Print, word for word, every line from the beginning of the listing up to and including the line with "ui.add_patch(Rectangle((x0, y0), x1". Pictures are to be excluded.

>> Begin Given information

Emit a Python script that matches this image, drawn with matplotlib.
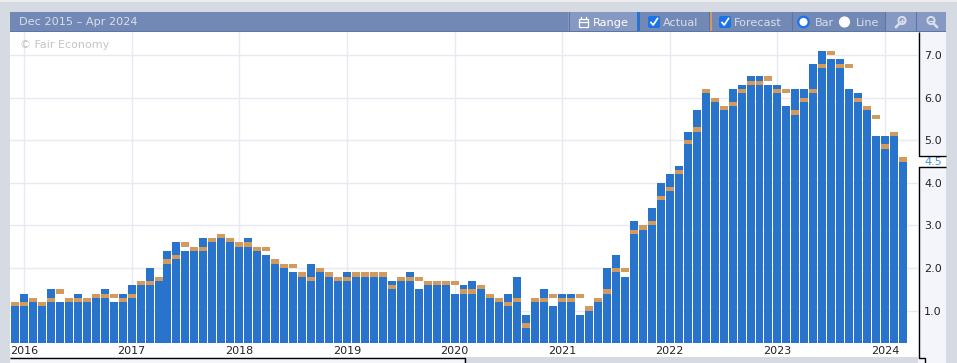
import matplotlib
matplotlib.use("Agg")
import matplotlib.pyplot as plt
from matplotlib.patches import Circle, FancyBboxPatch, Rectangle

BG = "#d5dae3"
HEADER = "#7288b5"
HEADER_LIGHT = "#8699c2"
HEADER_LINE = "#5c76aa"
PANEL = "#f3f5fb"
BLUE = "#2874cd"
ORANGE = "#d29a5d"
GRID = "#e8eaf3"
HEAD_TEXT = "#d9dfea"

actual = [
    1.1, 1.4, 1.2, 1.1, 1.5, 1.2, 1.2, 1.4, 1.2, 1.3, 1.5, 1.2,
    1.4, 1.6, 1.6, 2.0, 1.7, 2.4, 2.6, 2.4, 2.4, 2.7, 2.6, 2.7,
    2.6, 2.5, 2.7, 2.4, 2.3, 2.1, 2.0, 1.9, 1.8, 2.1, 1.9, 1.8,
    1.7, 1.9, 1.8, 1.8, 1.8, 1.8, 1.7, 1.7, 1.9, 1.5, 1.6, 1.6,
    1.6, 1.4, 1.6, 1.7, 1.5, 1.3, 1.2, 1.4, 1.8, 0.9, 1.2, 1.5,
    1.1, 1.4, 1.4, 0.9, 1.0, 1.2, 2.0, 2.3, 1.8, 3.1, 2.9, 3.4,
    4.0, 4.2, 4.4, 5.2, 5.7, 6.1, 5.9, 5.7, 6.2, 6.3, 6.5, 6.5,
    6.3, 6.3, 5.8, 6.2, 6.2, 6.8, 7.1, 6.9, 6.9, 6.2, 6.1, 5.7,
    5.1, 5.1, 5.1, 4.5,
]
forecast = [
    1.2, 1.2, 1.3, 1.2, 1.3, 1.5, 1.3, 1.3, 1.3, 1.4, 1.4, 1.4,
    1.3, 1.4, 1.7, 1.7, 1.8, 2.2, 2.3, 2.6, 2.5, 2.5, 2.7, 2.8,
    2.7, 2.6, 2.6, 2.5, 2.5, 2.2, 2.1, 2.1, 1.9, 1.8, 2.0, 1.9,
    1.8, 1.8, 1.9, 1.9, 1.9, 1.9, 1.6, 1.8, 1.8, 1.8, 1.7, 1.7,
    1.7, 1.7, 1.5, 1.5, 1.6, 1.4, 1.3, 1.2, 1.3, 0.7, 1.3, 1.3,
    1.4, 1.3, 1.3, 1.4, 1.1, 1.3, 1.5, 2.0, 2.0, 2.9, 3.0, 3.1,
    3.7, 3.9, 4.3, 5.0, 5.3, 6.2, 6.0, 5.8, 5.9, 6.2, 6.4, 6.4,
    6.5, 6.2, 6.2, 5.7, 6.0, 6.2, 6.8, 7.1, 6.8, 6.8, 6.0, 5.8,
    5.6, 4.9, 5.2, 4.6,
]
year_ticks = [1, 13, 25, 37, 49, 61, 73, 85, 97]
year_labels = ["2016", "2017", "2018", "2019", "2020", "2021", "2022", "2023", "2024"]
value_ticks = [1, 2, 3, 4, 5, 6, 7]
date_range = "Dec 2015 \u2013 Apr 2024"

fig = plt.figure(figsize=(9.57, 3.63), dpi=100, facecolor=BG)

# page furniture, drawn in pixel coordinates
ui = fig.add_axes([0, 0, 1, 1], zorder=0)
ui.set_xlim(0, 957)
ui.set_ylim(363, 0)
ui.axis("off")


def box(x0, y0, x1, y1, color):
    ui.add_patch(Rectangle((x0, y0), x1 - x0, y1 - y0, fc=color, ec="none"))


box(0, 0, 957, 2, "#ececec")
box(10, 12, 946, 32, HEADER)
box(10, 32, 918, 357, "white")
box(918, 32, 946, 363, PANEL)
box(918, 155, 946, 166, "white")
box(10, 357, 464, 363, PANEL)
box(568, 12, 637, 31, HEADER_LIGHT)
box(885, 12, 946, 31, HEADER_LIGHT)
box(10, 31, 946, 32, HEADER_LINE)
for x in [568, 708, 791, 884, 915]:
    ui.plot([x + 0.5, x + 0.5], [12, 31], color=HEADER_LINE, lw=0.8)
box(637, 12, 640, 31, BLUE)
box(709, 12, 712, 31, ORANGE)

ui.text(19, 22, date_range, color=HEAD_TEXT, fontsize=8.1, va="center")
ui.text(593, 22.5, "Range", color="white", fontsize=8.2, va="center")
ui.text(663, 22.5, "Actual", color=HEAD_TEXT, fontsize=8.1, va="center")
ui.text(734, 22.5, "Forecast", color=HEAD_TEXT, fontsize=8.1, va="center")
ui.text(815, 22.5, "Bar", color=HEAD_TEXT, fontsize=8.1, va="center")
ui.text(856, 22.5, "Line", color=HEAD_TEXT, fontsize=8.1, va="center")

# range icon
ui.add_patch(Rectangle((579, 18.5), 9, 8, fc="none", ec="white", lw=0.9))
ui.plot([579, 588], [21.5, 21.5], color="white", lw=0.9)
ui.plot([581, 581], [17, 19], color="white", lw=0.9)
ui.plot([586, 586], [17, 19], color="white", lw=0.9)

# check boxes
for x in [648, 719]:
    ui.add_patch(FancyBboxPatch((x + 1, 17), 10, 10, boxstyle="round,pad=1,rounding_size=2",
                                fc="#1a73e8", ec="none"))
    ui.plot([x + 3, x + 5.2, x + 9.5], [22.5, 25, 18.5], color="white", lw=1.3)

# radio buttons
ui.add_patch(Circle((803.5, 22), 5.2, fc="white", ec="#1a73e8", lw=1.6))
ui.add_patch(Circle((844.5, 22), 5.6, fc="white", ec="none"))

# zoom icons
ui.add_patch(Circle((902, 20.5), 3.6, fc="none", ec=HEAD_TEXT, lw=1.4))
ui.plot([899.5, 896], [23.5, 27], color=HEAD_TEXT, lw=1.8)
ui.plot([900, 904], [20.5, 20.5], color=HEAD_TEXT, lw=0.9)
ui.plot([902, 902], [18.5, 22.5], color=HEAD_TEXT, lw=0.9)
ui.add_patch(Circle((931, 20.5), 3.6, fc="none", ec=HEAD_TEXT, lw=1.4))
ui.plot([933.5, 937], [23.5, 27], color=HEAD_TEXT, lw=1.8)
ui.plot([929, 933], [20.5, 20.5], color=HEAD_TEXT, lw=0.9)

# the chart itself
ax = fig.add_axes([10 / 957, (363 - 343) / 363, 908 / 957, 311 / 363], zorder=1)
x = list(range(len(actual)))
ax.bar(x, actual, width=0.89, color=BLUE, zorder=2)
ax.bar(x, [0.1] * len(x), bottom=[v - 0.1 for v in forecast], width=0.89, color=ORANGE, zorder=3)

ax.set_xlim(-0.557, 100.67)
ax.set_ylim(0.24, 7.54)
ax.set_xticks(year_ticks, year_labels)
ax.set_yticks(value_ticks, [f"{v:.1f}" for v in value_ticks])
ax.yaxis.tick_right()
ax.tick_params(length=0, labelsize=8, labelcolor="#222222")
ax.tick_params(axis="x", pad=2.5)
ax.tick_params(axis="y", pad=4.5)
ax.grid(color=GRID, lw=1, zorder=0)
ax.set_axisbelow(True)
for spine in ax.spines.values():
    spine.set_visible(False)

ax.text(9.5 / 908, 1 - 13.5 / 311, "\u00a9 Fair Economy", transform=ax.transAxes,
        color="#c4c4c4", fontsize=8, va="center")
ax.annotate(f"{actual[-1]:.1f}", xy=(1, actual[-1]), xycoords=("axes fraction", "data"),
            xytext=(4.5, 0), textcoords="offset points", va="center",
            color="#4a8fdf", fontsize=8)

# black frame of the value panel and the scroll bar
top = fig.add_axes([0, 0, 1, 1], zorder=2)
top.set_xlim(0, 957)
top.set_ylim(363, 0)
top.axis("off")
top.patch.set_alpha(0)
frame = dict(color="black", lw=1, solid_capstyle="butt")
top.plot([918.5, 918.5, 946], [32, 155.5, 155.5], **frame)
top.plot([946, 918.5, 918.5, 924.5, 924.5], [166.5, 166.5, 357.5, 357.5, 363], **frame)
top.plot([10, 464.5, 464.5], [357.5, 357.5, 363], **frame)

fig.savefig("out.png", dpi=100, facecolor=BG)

>> End Given information

:: Result ::
Emit a Python script that matches this image, drawn with matplotlib.
import matplotlib
matplotlib.use("Agg")
import matplotlib.pyplot as plt
from matplotlib.patches import Circle, FancyBboxPatch, Rectangle

BG = "#d5dae3"
HEADER = "#7288b5"
HEADER_LIGHT = "#8699c2"
HEADER_LINE = "#5c76aa"
PANEL = "#f3f5fb"
BLUE = "#2874cd"
ORANGE = "#d29a5d"
GRID = "#e8eaf3"
HEAD_TEXT = "#d9dfea"

actual = [
    1.1, 1.4, 1.2, 1.1, 1.5, 1.2, 1.2, 1.4, 1.2, 1.3, 1.5, 1.2,
    1.4, 1.6, 1.6, 2.0, 1.7, 2.4, 2.6, 2.4, 2.4, 2.7, 2.6, 2.7,
    2.6, 2.5, 2.7, 2.4, 2.3, 2.1, 2.0, 1.9, 1.8, 2.1, 1.9, 1.8,
    1.7, 1.9, 1.8, 1.8, 1.8, 1.8, 1.7, 1.7, 1.9, 1.5, 1.6, 1.6,
    1.6, 1.4, 1.6, 1.7, 1.5, 1.3, 1.2, 1.4, 1.8, 0.9, 1.2, 1.5,
    1.1, 1.4, 1.4, 0.9, 1.0, 1.2, 2.0, 2.3, 1.8, 3.1, 2.9, 3.4,
    4.0, 4.2, 4.4, 5.2, 5.7, 6.1, 5.9, 5.7, 6.2, 6.3, 6.5, 6.5,
    6.3, 6.3, 5.8, 6.2, 6.2, 6.8, 7.1, 6.9, 6.9, 6.2, 6.1, 5.7,
    5.1, 5.1, 5.1, 4.5,
]
forecast = [
    1.2, 1.2, 1.3, 1.2, 1.3, 1.5, 1.3, 1.3, 1.3, 1.4, 1.4, 1.4,
    1.3, 1.4, 1.7, 1.7, 1.8, 2.2, 2.3, 2.6, 2.5, 2.5, 2.7, 2.8,
    2.7, 2.6, 2.6, 2.5, 2.5, 2.2, 2.1, 2.1, 1.9, 1.8, 2.0, 1.9,
    1.8, 1.8, 1.9, 1.9, 1.9, 1.9, 1.6, 1.8, 1.8, 1.8, 1.7, 1.7,
    1.7, 1.7, 1.5, 1.5, 1.6, 1.4, 1.3, 1.2, 1.3, 0.7, 1.3, 1.3,
    1.4, 1.3, 1.3, 1.4, 1.1, 1.3, 1.5, 2.0, 2.0, 2.9, 3.0, 3.1,
    3.7, 3.9, 4.3, 5.0, 5.3, 6.2, 6.0, 5.8, 5.9, 6.2, 6.4, 6.4,
    6.5, 6.2, 6.2, 5.7, 6.0, 6.2, 6.8, 7.1, 6.8, 6.8, 6.0, 5.8,
    5.6, 4.9, 5.2, 4.6,
]
year_ticks = [1, 13, 25, 37, 49, 61, 73, 85, 97]
year_labels = ["2016", "2017", "2018", "2019", "2020", "2021", "2022", "2023", "2024"]
value_ticks = [1, 2, 3, 4, 5, 6, 7]
date_range = "Dec 2015 \u2013 Apr 2024"

fig = plt.figure(figsize=(9.57, 3.63), dpi=100, facecolor=BG)

# page furniture, drawn in pixel coordinates
ui = fig.add_axes([0, 0, 1, 1], zorder=0)
ui.set_xlim(0, 957)
ui.set_ylim(363, 0)
ui.axis("off")


def box(x0, y0, x1, y1, color):
    ui.add_patch(Rectangle((x0, y0), x1 - x0, y1 - y0, fc=color, ec="none"))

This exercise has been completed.